金庸是位史學大師,又是一位文學巨匠。金先生的文學作品同樣根植於曆史。正如先生所言:小說“加上曆史人物,是為了增加真實性,反正有曆史人物陪襯,讀者會覺得小說故事可靠性多一點”。先生的文學精品“飛雪連天射白鹿,笑書神俠倚碧鴛”十四部小說,時跨公元1000年至1780年共計780年,曆經宋、金、元、明、清五朝,作品大多以小說人物為主線,以曆史的興衰、更替或重大曆史事件的發生發展為隱線,饗以讀者,倍覺真實。文學畢竟不同於曆史,所以金先生寫小說時更信馬由韁,文思泉湧。又如先生所談到的:“曆史小說有個基本範圍,被曆史事件所局限,限製較多,想象空間較少。像《鹿鼎記》比較像曆史小說,但真正的曆史小說,有可能讓韋小寶娶七個老婆,卻不能創造出韋小寶和俄國打仗。

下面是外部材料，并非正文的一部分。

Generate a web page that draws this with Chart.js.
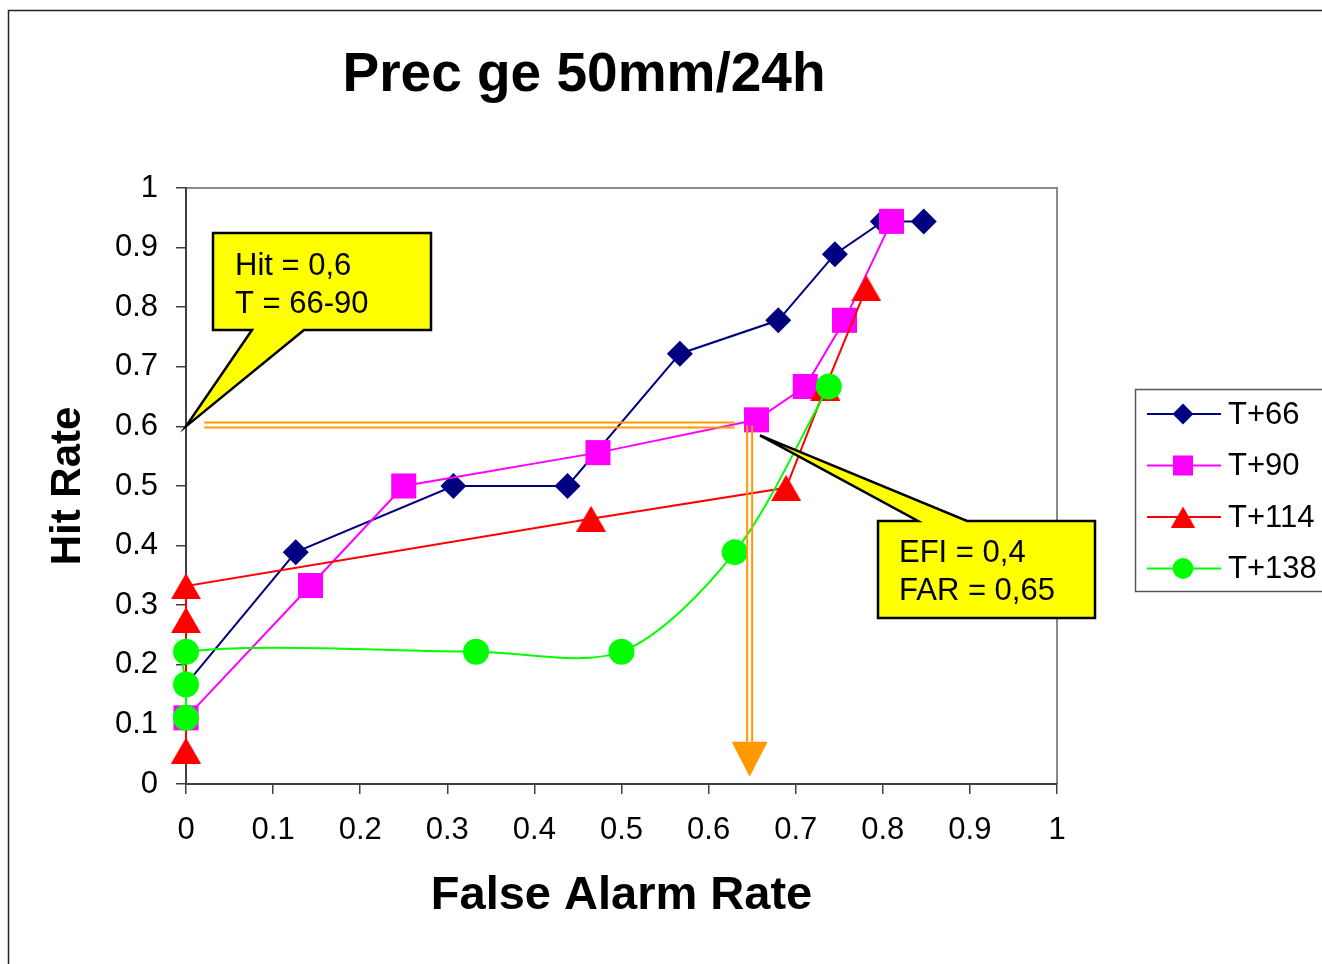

”曆史的真實加以文學的創造,先生的小說方至既真實可信,又曲折離奇、興趣迭生。由此,文學與曆史的區別又可窺一斑。
金庸文學研究亦稱為“金學”,幾與“紅學”齊驅。吾友丁俞斌先生既是一位文學愛好者,又是一位喜歡琢磨曆史的有識之士,繼《四大名著故事編年和人物大全》出版之後,筆耕不輟,將金先生十四部小說中的武俠故事和小說人物彙編於一冊,對有案可稽的曆史事件和小說虛構的武林大事,對曆史人物和小說人物逐一加以甄別。從中,我等不僅可以更清晰地感受文學與曆史的交融,而且可以更深切地領略文學與曆史的錯位;無論是從文學再欣賞的角度,或是從曆史再認知的角度,讀來均大有裨益。